SET TASK: In the material below, please retype the lines from the very first through the one with "ax.set_xticks(days)", exactly and without pictures.

SOURCE DATA:

■ ■ ■

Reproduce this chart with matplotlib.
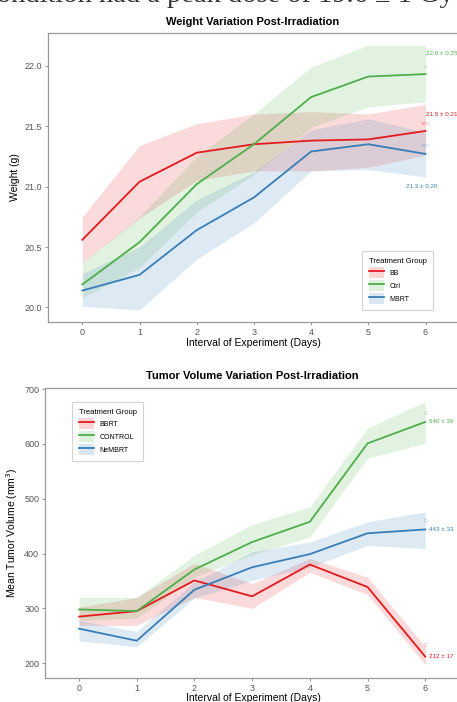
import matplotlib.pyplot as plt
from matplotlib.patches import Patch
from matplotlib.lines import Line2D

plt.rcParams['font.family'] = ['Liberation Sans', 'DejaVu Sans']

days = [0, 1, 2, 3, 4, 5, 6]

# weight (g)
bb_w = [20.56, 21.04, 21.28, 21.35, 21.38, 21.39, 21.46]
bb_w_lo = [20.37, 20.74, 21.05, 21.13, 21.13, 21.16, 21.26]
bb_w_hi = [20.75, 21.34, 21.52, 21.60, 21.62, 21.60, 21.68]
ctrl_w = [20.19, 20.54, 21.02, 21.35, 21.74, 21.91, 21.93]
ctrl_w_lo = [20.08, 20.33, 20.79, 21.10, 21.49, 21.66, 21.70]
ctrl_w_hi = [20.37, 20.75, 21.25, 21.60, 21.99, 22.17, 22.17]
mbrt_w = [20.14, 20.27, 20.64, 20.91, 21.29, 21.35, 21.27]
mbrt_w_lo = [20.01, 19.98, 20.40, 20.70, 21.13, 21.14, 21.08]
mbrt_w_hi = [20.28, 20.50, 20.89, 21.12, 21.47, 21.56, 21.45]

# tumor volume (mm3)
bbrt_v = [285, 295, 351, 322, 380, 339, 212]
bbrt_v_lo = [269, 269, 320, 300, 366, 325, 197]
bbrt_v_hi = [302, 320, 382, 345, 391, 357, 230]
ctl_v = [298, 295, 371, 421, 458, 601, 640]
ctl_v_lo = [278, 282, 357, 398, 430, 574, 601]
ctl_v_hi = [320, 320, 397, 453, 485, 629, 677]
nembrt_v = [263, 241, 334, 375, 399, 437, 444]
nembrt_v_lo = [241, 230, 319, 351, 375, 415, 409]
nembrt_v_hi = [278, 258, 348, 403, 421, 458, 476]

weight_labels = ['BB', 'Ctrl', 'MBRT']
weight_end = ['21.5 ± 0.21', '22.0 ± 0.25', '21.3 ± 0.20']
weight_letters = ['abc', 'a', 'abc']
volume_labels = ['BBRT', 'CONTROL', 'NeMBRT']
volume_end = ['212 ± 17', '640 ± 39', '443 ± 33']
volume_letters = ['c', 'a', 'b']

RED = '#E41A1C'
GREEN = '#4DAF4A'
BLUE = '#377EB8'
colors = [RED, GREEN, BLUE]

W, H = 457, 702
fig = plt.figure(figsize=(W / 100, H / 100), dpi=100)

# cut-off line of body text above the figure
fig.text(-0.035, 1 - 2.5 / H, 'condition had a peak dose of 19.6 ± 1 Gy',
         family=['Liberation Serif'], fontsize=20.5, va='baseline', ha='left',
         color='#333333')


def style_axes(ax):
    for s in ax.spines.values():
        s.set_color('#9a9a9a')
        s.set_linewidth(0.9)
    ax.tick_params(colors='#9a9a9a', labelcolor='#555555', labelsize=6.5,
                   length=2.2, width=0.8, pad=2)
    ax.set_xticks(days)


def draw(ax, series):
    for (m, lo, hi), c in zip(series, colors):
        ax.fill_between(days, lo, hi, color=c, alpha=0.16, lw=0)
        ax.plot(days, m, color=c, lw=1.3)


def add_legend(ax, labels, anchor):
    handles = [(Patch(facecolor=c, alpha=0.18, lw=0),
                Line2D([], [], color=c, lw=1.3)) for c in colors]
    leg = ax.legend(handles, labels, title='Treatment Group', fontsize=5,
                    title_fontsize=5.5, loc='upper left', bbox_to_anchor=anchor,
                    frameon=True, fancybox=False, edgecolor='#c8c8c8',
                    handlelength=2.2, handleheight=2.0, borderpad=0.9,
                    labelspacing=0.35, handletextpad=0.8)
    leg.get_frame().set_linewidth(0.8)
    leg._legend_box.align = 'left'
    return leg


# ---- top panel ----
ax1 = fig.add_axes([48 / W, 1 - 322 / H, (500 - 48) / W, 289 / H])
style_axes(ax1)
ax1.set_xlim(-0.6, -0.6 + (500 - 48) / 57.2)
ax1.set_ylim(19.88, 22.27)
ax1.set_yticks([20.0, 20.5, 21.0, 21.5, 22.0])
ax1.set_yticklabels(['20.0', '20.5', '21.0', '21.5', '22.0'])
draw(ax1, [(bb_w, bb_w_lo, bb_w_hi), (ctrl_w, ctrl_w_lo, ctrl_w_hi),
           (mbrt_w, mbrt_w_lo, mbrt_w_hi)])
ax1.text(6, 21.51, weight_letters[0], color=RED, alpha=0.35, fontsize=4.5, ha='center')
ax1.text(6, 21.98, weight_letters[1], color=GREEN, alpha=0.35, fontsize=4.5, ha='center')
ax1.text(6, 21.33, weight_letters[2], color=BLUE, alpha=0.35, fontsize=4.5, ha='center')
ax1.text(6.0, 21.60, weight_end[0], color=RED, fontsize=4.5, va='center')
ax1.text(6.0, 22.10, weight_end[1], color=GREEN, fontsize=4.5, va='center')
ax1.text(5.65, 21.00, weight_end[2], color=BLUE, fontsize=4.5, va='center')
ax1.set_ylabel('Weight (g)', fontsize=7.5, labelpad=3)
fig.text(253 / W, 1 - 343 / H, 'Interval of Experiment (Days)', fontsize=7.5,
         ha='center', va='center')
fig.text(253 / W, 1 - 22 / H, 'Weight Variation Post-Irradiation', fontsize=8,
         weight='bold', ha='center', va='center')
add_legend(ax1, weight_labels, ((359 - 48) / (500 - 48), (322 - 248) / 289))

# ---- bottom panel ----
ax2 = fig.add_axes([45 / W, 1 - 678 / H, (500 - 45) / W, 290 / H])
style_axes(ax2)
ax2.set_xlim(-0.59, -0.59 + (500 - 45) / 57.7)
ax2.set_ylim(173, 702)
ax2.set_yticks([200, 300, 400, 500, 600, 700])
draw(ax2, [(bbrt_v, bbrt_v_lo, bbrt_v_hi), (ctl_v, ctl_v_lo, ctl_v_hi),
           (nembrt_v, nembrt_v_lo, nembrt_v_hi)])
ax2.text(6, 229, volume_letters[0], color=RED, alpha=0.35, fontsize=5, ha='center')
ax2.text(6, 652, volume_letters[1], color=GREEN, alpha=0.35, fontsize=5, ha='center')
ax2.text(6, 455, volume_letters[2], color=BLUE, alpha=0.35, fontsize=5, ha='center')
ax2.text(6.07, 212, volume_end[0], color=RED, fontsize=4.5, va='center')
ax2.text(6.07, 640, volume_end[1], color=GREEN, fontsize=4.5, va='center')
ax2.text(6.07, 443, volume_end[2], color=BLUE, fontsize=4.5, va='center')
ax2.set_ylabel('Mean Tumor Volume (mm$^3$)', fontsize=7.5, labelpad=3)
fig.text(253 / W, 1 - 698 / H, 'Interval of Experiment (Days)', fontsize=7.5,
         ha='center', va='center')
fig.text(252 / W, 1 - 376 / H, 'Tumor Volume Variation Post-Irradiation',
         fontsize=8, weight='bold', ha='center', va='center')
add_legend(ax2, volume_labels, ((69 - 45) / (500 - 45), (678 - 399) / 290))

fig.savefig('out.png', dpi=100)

■ ■ ■

FINAL RESULT:
Reproduce this chart with matplotlib.
import matplotlib.pyplot as plt
from matplotlib.patches import Patch
from matplotlib.lines import Line2D

plt.rcParams['font.family'] = ['Liberation Sans', 'DejaVu Sans']

days = [0, 1, 2, 3, 4, 5, 6]

# weight (g)
bb_w = [20.56, 21.04, 21.28, 21.35, 21.38, 21.39, 21.46]
bb_w_lo = [20.37, 20.74, 21.05, 21.13, 21.13, 21.16, 21.26]
bb_w_hi = [20.75, 21.34, 21.52, 21.60, 21.62, 21.60, 21.68]
ctrl_w = [20.19, 20.54, 21.02, 21.35, 21.74, 21.91, 21.93]
ctrl_w_lo = [20.08, 20.33, 20.79, 21.10, 21.49, 21.66, 21.70]
ctrl_w_hi = [20.37, 20.75, 21.25, 21.60, 21.99, 22.17, 22.17]
mbrt_w = [20.14, 20.27, 20.64, 20.91, 21.29, 21.35, 21.27]
mbrt_w_lo = [20.01, 19.98, 20.40, 20.70, 21.13, 21.14, 21.08]
mbrt_w_hi = [20.28, 20.50, 20.89, 21.12, 21.47, 21.56, 21.45]

# tumor volume (mm3)
bbrt_v = [285, 295, 351, 322, 380, 339, 212]
bbrt_v_lo = [269, 269, 320, 300, 366, 325, 197]
bbrt_v_hi = [302, 320, 382, 345, 391, 357, 230]
ctl_v = [298, 295, 371, 421, 458, 601, 640]
ctl_v_lo = [278, 282, 357, 398, 430, 574, 601]
ctl_v_hi = [320, 320, 397, 453, 485, 629, 677]
nembrt_v = [263, 241, 334, 375, 399, 437, 444]
nembrt_v_lo = [241, 230, 319, 351, 375, 415, 409]
nembrt_v_hi = [278, 258, 348, 403, 421, 458, 476]

weight_labels = ['BB', 'Ctrl', 'MBRT']
weight_end = ['21.5 ± 0.21', '22.0 ± 0.25', '21.3 ± 0.20']
weight_letters = ['abc', 'a', 'abc']
volume_labels = ['BBRT', 'CONTROL', 'NeMBRT']
volume_end = ['212 ± 17', '640 ± 39', '443 ± 33']
volume_letters = ['c', 'a', 'b']

RED = '#E41A1C'
GREEN = '#4DAF4A'
BLUE = '#377EB8'
colors = [RED, GREEN, BLUE]

W, H = 457, 702
fig = plt.figure(figsize=(W / 100, H / 100), dpi=100)

# cut-off line of body text above the figure
fig.text(-0.035, 1 - 2.5 / H, 'condition had a peak dose of 19.6 ± 1 Gy',
         family=['Liberation Serif'], fontsize=20.5, va='baseline', ha='left',
         color='#333333')


def style_axes(ax):
    for s in ax.spines.values():
        s.set_color('#9a9a9a')
        s.set_linewidth(0.9)
    ax.tick_params(colors='#9a9a9a', labelcolor='#555555', labelsize=6.5,
                   length=2.2, width=0.8, pad=2)
    ax.set_xticks(days)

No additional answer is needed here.